## What is asked
Exactly as written, set down the lines from the top of the entries through the line bearing "const x0 = margin.left, x1", with every picture left out.

## Material to process
──────
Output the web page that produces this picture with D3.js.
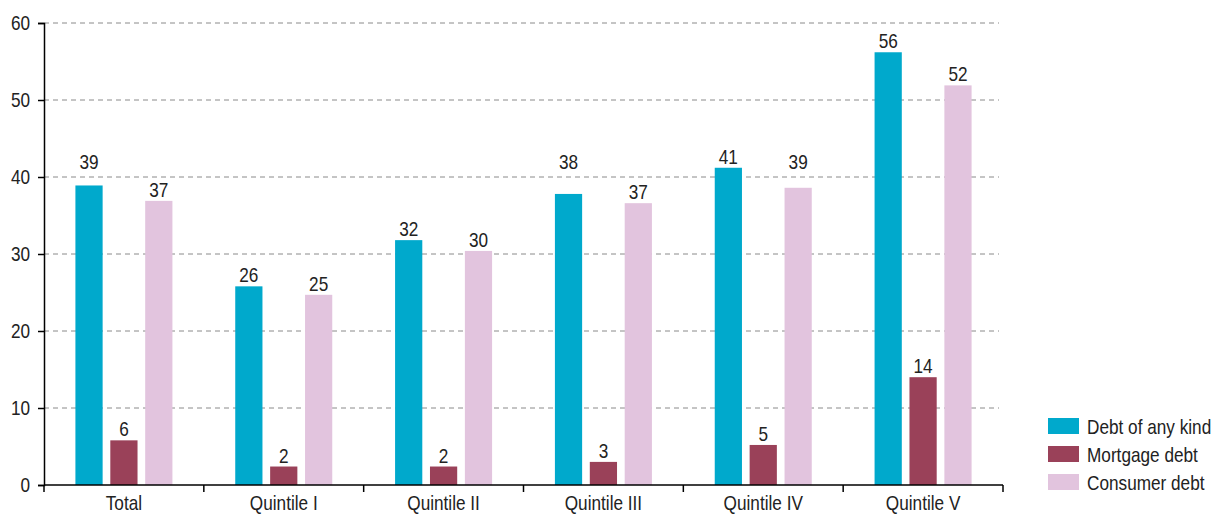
<!DOCTYPE html>
<html>
<head>
<meta charset="utf-8">
<script src="https://cdn.jsdelivr.net/npm/d3@7"></script>
<style>
  html, body { margin: 0; padding: 0; background: #fff; }
  svg text { font-family: "Liberation Sans", Arial, sans-serif; fill: #222; }
</style>
</head>
<body>
<svg id="chart" width="1218" height="515"></svg>
<script>
const categories = ["Total", "Quintile I", "Quintile II", "Quintile III", "Quintile IV", "Quintile V"];
const seriesNames = ["Debt of any kind", "Mortgage debt", "Consumer debt"];
const seriesColors = ["#00a9cc", "#9a4159", "#e2c4de"];
const anyDebt = [38.9, 25.8, 31.8, 37.8, 41.2, 56.2];
const mortgageDebt = [5.8, 2.4, 2.4, 3.0, 5.2, 14.0];
const consumerDebt = [36.9, 24.7, 30.4, 36.6, 38.6, 51.9];
const yTicks = [0, 10, 20, 30, 40, 50, 60];

const series = [anyDebt, mortgageDebt, consumerDebt];

const FONT_SIZE = 20;
const NARROW = 0.86;   // horizontal squeeze for a condensed look

const svg = d3.select("#chart");
const margin = { left: 44, right: 215, top: 23, bottom: 30 };
const W = 1218, H = 515;
const x0 = margin.left, x1 = W - margin.right, yTop = margin.top, yBot = H - margin.bottom;

const x = d3.scaleBand().domain(categories).range([x0, x1]).paddingInner(0).paddingOuter(0);
const xs = d3.scaleBand().domain(d3.range(series.length))
  .range([0, x.bandwidth()]).paddingInner(0.22).paddingOuter(0.9);
const y = d3.scaleLinear().domain([0, 60]).range([yBot, yTop]);

// condensed text placed at (px, py)
function label(parent, px, py, str, anchor) {
  return parent.append("text")
    .attr("transform", `translate(${px},${py}) scale(${NARROW},1)`)
    .attr("text-anchor", anchor || "middle")
    .attr("font-size", FONT_SIZE)
    .text(str);
}

// dashed gridlines
const gridValues = yTicks.filter(t => t > 0);
svg.append("g").selectAll("line")
  .data(gridValues)
  .join("line")
  .attr("x1", x0).attr("x2", x1 - 4)
  .attr("y1", d => y(d)).attr("y2", d => y(d))
  .attr("stroke", "#8a8a8a").attr("stroke-width", 1)
  .attr("stroke-dasharray", "5,4");

// value labels sit just above the bar; if that would cross a gridline, lift them over it
function labelBaseline(v) {
  let b = y(v) - 4;
  const hit = gridValues.map(g => y(g)).find(gy => gy >= b - 15 && gy <= b + 2);
  if (hit !== undefined) b = hit - 8;
  return b;
}

// bars and value labels
const plot = svg.append("g");
categories.forEach((cat, ci) => {
  const g = plot.append("g").attr("transform", `translate(${x(cat)},0)`);
  series.forEach((vals, si) => {
    const v = vals[ci];
    g.append("rect")
      .attr("x", xs(si))
      .attr("width", xs.bandwidth())
      .attr("y", y(v))
      .attr("height", y(0) - y(v))
      .attr("fill", seriesColors[si]);
    label(g, xs(si) + xs.bandwidth() / 2, labelBaseline(v), d3.format(".0f")(v));
  });
});

// y axis
const yAxis = svg.append("g")
  .attr("transform", `translate(${x0},0)`)
  .call(d3.axisLeft(y).tickValues(yTicks).tickSize(6).tickFormat(""));
yAxis.select(".domain").attr("stroke", "#000").attr("stroke-width", 1.5);
yAxis.selectAll(".tick line").attr("stroke", "#000").attr("stroke-width", 1.5);
const yLab = svg.append("g");
yTicks.forEach(t => label(yLab, x0 - 14, y(t) + 7, String(t), "end"));

// x axis baseline with boundary ticks
const xg = svg.append("g");
xg.append("line").attr("x1", x0).attr("x2", x1).attr("y1", yBot).attr("y2", yBot)
  .attr("stroke", "#000").attr("stroke-width", 1.5);
const bounds = categories.map(c => x(c)).concat([x(categories[categories.length - 1]) + x.bandwidth()]);
xg.selectAll("line.b").data(bounds).join("line").attr("class", "b")
  .attr("x1", d => d).attr("x2", d => d)
  .attr("y1", yBot).attr("y2", yBot + 7)
  .attr("stroke", "#000").attr("stroke-width", 1.5);
categories.forEach(c => label(xg, x(c) + x.bandwidth() / 2, yBot + 25, c));

// legend
const legend = svg.append("g").attr("transform", "translate(1048,418)");
seriesNames.forEach((name, i) => {
  const g = legend.append("g").attr("transform", `translate(0,${i * 28})`);
  g.append("rect").attr("width", 31).attr("height", 16).attr("fill", seriesColors[i]);
  label(g, 39, 16, name, "start");
});
</script>
</body>
</html>
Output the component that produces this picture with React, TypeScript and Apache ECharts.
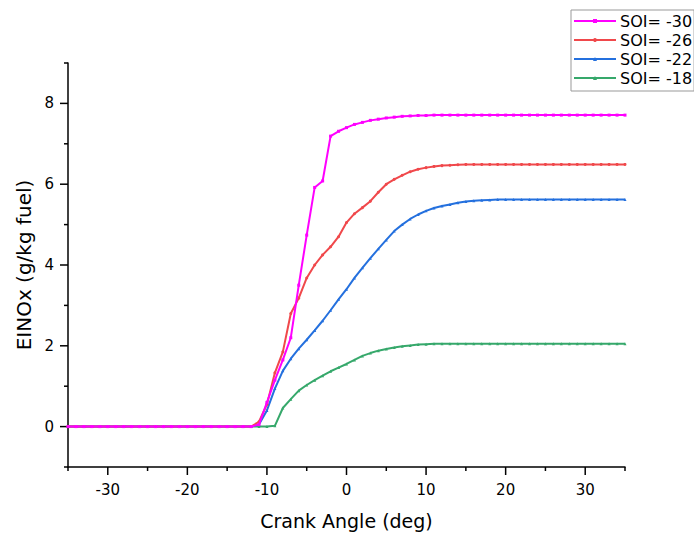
import React, { useEffect, useRef } from "react";
import * as echarts from "echarts";

const angles = [
  -35, -34, -33, -32, -31, -30, -29, -28, -27, -26, -25, -24, -23, -22, -21, -20, -19, -18, -17, -16,
  -15, -14, -13, -12, -11, -10, -9, -8, -7, -6, -5, -4, -3, -2, -1, 0, 1, 2, 3, 4,
  5, 6, 7, 8, 9, 10, 11, 12, 13, 14, 15, 16, 17, 18, 19, 20, 21, 22, 23, 24,
  25, 26, 27, 28, 29, 30, 31, 32, 33, 34, 35,
];

const soi30 = [
  0, 0, 0, 0, 0, 0, 0, 0, 0, 0, 0, 0, 0, 0, 0, 0, 0, 0, 0, 0,
  0, 0, 0, 0, 0.05, 0.6, 1.15, 1.65, 2.2, 3.5, 4.74, 5.92, 6.08, 7.19, 7.31, 7.4, 7.48, 7.53, 7.58, 7.61,
  7.64, 7.66, 7.68, 7.69, 7.7, 7.7, 7.71, 7.71, 7.71, 7.71, 7.71, 7.71, 7.71, 7.71, 7.71, 7.71, 7.71, 7.71, 7.71, 7.71,
  7.71, 7.71, 7.71, 7.71, 7.71, 7.71, 7.71, 7.71, 7.71, 7.71, 7.71,
];

const soi26 = [
  0, 0, 0, 0, 0, 0, 0, 0, 0, 0, 0, 0, 0, 0, 0, 0, 0, 0, 0, 0,
  0, 0, 0, 0, 0.12, 0.55, 1.33, 1.85, 2.8, 3.18, 3.68, 4.0, 4.25, 4.45, 4.7, 5.05, 5.27, 5.42, 5.58, 5.8,
  6.0, 6.12, 6.22, 6.31, 6.37, 6.41, 6.44, 6.46, 6.47, 6.48, 6.49, 6.49, 6.49, 6.49, 6.49, 6.49, 6.49, 6.49, 6.49, 6.49,
  6.49, 6.49, 6.49, 6.49, 6.49, 6.49, 6.49, 6.49, 6.49, 6.49, 6.49,
];

const soi22 = [
  0, 0, 0, 0, 0, 0, 0, 0, 0, 0, 0, 0, 0, 0, 0, 0, 0, 0, 0, 0,
  0, 0, 0, 0, 0.05, 0.4, 0.94, 1.38, 1.68, 1.93, 2.15, 2.38, 2.62, 2.88, 3.15, 3.4, 3.68, 3.93, 4.17, 4.4,
  4.62, 4.84, 5.0, 5.14, 5.25, 5.34, 5.41, 5.46, 5.5, 5.54, 5.57, 5.59, 5.6, 5.61, 5.62, 5.62, 5.62, 5.62, 5.62, 5.62,
  5.62, 5.62, 5.62, 5.62, 5.62, 5.62, 5.62, 5.62, 5.62, 5.62, 5.62,
];

const soi18 = [
  0, 0, 0, 0, 0, 0, 0, 0, 0, 0, 0, 0, 0, 0, 0, 0, 0, 0, 0, 0,
  0, 0, 0, 0, 0, 0, 0.02, 0.46, 0.68, 0.89, 1.03, 1.15, 1.26, 1.37, 1.46, 1.55, 1.65, 1.75, 1.82, 1.88,
  1.92, 1.96, 1.99, 2.01, 2.03, 2.04, 2.05, 2.05, 2.05, 2.05, 2.05, 2.05, 2.05, 2.05, 2.05, 2.05, 2.05, 2.05, 2.05, 2.05,
  2.05, 2.05, 2.05, 2.05, 2.05, 2.05, 2.05, 2.05, 2.05, 2.05, 2.05,
];

const seriesNames = ["SOI= -30", "SOI= -26", "SOI= -22", "SOI= -18"];
const seriesValues = [soi30, soi26, soi22, soi18];
const seriesColors = ["#ff00ff", "#f0484b", "#2470de", "#36a86b"];
const seriesSymbols = ["rect", "circle", "triangle", "triangle"];

const xMajorTicks = [-30, -20, -10, 0, 10, 20, 30];
const xMinorTicks = [-35, -25, -15, -5, 5, 15, 25, 35];
const yMajorTicks = [0, 2, 4, 6, 8];
const yMinorTicks = [-1, 1, 3, 5, 7, 9];

const X_MIN = -35;
const X_MAX = 35;
const Y_MIN = -1;
const Y_MAX = 9;

const FONT = "DejaVu Sans, Liberation Sans, Arial, sans-serif";

export default function App() {
  const ref = useRef<HTMLDivElement>(null);
  useEffect(() => {
    if (!ref.current) return;
    document.body.style.margin = "0";
    document.body.style.overflow = "hidden";
    const chart = echarts.init(ref.current, null, { renderer: "svg" });
    const axisLine = { show: true, onZero: false, lineStyle: { color: "#000", width: 1.5 } };

    const xTickData = [
      ...xMajorTicks.map((v) => [v, Y_MIN, 8]),
      ...xMinorTicks.map((v) => [v, Y_MIN, 4]),
    ];
    const yTickData = [
      ...yMajorTicks.map((v) => [X_MIN, v, 8]),
      ...yMinorTicks.map((v) => [X_MIN, v, 4]),
    ];

    const tickSeries = (data: number[][], horizontal: boolean) => ({
      type: "custom",
      silent: true,
      clip: false,
      z: 1,
      data,
      encode: { x: 0, y: 1 },
      renderItem: (params: any, api: any) => {
        const p = api.coord([api.value(0), api.value(1)]);
        const len = api.value(2);
        return {
          type: "line",
          shape: horizontal
            ? { x1: p[0], y1: p[1], x2: p[0] - len, y2: p[1] }
            : { x1: p[0], y1: p[1], x2: p[0], y2: p[1] + len },
          style: { stroke: "#000", lineWidth: 1.5 },
        };
      },
    });

    chart.setOption({
      animation: false,
      backgroundColor: "#fff",
      textStyle: { fontFamily: FONT },
      grid: { left: 68, right: 69, top: 63, bottom: 66, containLabel: false },
      tooltip: { show: false },
      legend: {
        orient: "vertical",
        left: 571,
        top: 10,
        padding: [3, 2, 5, 2],
        itemGap: 3,
        itemWidth: 42,
        itemHeight: 5,
        borderColor: "#999",
        borderWidth: 1,
        borderRadius: 0,
        textStyle: { fontSize: 16, color: "#000", fontFamily: FONT, padding: [0, 0, 0, -1] },
        data: seriesNames,
      },
      xAxis: {
        type: "value",
        min: X_MIN,
        max: X_MAX,
        interval: 5,
        name: "Crank Angle (deg)",
        nameLocation: "middle",
        nameGap: 44,
        nameTextStyle: { fontSize: 19, color: "#000", fontFamily: FONT },
        axisLine,
        axisTick: { show: false },
        axisLabel: {
          show: true,
          fontSize: 15,
          color: "#000",
          margin: 15,
          fontFamily: FONT,
          formatter: (v: number) => (xMajorTicks.indexOf(v) >= 0 ? String(v) : ""),
        },
        splitLine: { show: false },
      },
      yAxis: {
        type: "value",
        min: Y_MIN,
        max: Y_MAX,
        interval: 1,
        name: "EINOx (g/kg fuel)",
        nameLocation: "middle",
        nameGap: 30,
        nameTextStyle: { fontSize: 20, color: "#000", fontFamily: FONT },
        axisLine,
        axisTick: { show: false },
        axisLabel: {
          show: true,
          fontSize: 15,
          color: "#000",
          margin: 14,
          fontFamily: FONT,
          formatter: (v: number) => (yMajorTicks.indexOf(v) >= 0 ? String(v) : ""),
        },
        splitLine: { show: false },
      },
      series: [
        ...seriesNames.map((name, i) => ({
          name,
          type: "line",
          data: angles.map((a, j) => [a, seriesValues[i][j]]),
          color: seriesColors[i],
          lineStyle: { width: 2, color: seriesColors[i] },
          itemStyle: { color: seriesColors[i] },
          symbol: seriesSymbols[i],
          symbolSize: 3,
          showSymbol: true,
          smooth: false,
          z: 10 - i,
        })),
        tickSeries(xTickData, false),
        tickSeries(yTickData, true),
      ],
    });
    return () => chart.dispose();
  }, []);
  return <div ref={ref} style={{ width: 694, height: 535 }} />;
}
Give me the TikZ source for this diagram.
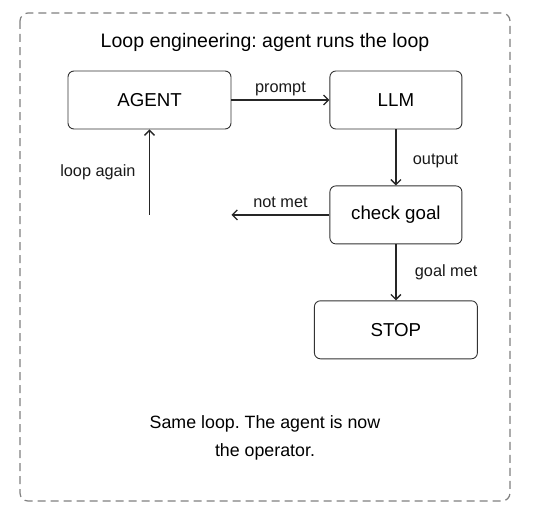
\documentclass[tikz,border=0pt]{standalone}
\usepackage{fontspec}
\setmainfont{Liberation Sans}
\usetikzlibrary{arrows.meta,positioning}
\frenchspacing

\begin{document}
\begin{tikzpicture}[
      x=1pt, y=1pt,
      box_node/.style={
         rectangle,
         rounded corners=6pt,
         draw=black!80,
         line width=0.9pt,
         fill=white,
         inner sep=0pt,
         minimum height=58pt,
         font=\fontsize{18.7}{22}\selectfont},
      arrow_black/.style={
         -{Straight Barb[length=5pt,width=10pt]},
         line width=1.3pt,
         draw=black!85,
         },
      edge_label/.style={
         font=\fontsize{16.3}{19}\selectfont,
         text=black!90,
         },
      frame_line/.style={
         draw=black!50,
         line width=1.2pt,
         dash pattern=on 8pt off 5pt,
         rounded corners=8pt,
         }
]
      \useasboundingbox (0,0) rectangle (534,-519);
      \draw[frame_line] (20,-13) rectangle (510,-501);

      %title
      \node[font=\fontsize{19.5}{23}\selectfont] (title) at (265,-42) {Loop engineering: agent runs the loop};

      \node[box_node,minimum width=163pt] (agent) at (149.5,-100) {AGENT};
      \node[box_node,minimum width=132pt,right=98pt of agent] (llm) {LLM};
      \node[box_node,minimum width=132pt,below=56pt of llm] (check) {check goal};
      \node[box_node,minimum width=163pt,below=56pt of check] (stop) {STOP};

      \coordinate (miss) at (agent.east |- check.west);
      \coordinate (back) at (agent.south |- check.west);

    \foreach \i/\j/\txt/\p/\d/\s in {% start node/end node/text/side/gap/pos
      agent/llm/prompt/above/0pt/0.5,
      llm/check/output/right/13pt/0.57,
      check/miss/not met/above/3pt/0.5,
      back/agent/loop again/left/10pt/0.5,
      check/stop/goal met/right/15pt/0.5}
    \draw [arrow_black] (\i) -- node[edge_label,\p=\d,pos=\s] {\txt} (\j);

      %note
      \node[font=\fontsize{17.8}{28}\selectfont,align=center] (note) at (265,-438) {Same loop. The agent is now\\the operator.};

\end{tikzpicture}
\end{document}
──────
## Answer in full
Output the web page that produces this picture with D3.js.
<!DOCTYPE html>
<html>
<head>
<meta charset="utf-8">
<script src="https://cdn.jsdelivr.net/npm/d3@7"></script>
<style>
  html, body { margin: 0; padding: 0; background: #fff; }
  svg text { font-family: "Liberation Sans", Arial, sans-serif; fill: #222; }
</style>
</head>
<body>
<svg id="chart" width="1218" height="515"></svg>
<script>
const categories = ["Total", "Quintile I", "Quintile II", "Quintile III", "Quintile IV", "Quintile V"];
const seriesNames = ["Debt of any kind", "Mortgage debt", "Consumer debt"];
const seriesColors = ["#00a9cc", "#9a4159", "#e2c4de"];
const anyDebt = [38.9, 25.8, 31.8, 37.8, 41.2, 56.2];
const mortgageDebt = [5.8, 2.4, 2.4, 3.0, 5.2, 14.0];
const consumerDebt = [36.9, 24.7, 30.4, 36.6, 38.6, 51.9];
const yTicks = [0, 10, 20, 30, 40, 50, 60];

const series = [anyDebt, mortgageDebt, consumerDebt];

const FONT_SIZE = 20;
const NARROW = 0.86;   // horizontal squeeze for a condensed look

const svg = d3.select("#chart");
const margin = { left: 44, right: 215, top: 23, bottom: 30 };
const W = 1218, H = 515;
const x0 = margin.left, x1 = W - margin.right, yTop = margin.top, yBot = H - margin.bottom;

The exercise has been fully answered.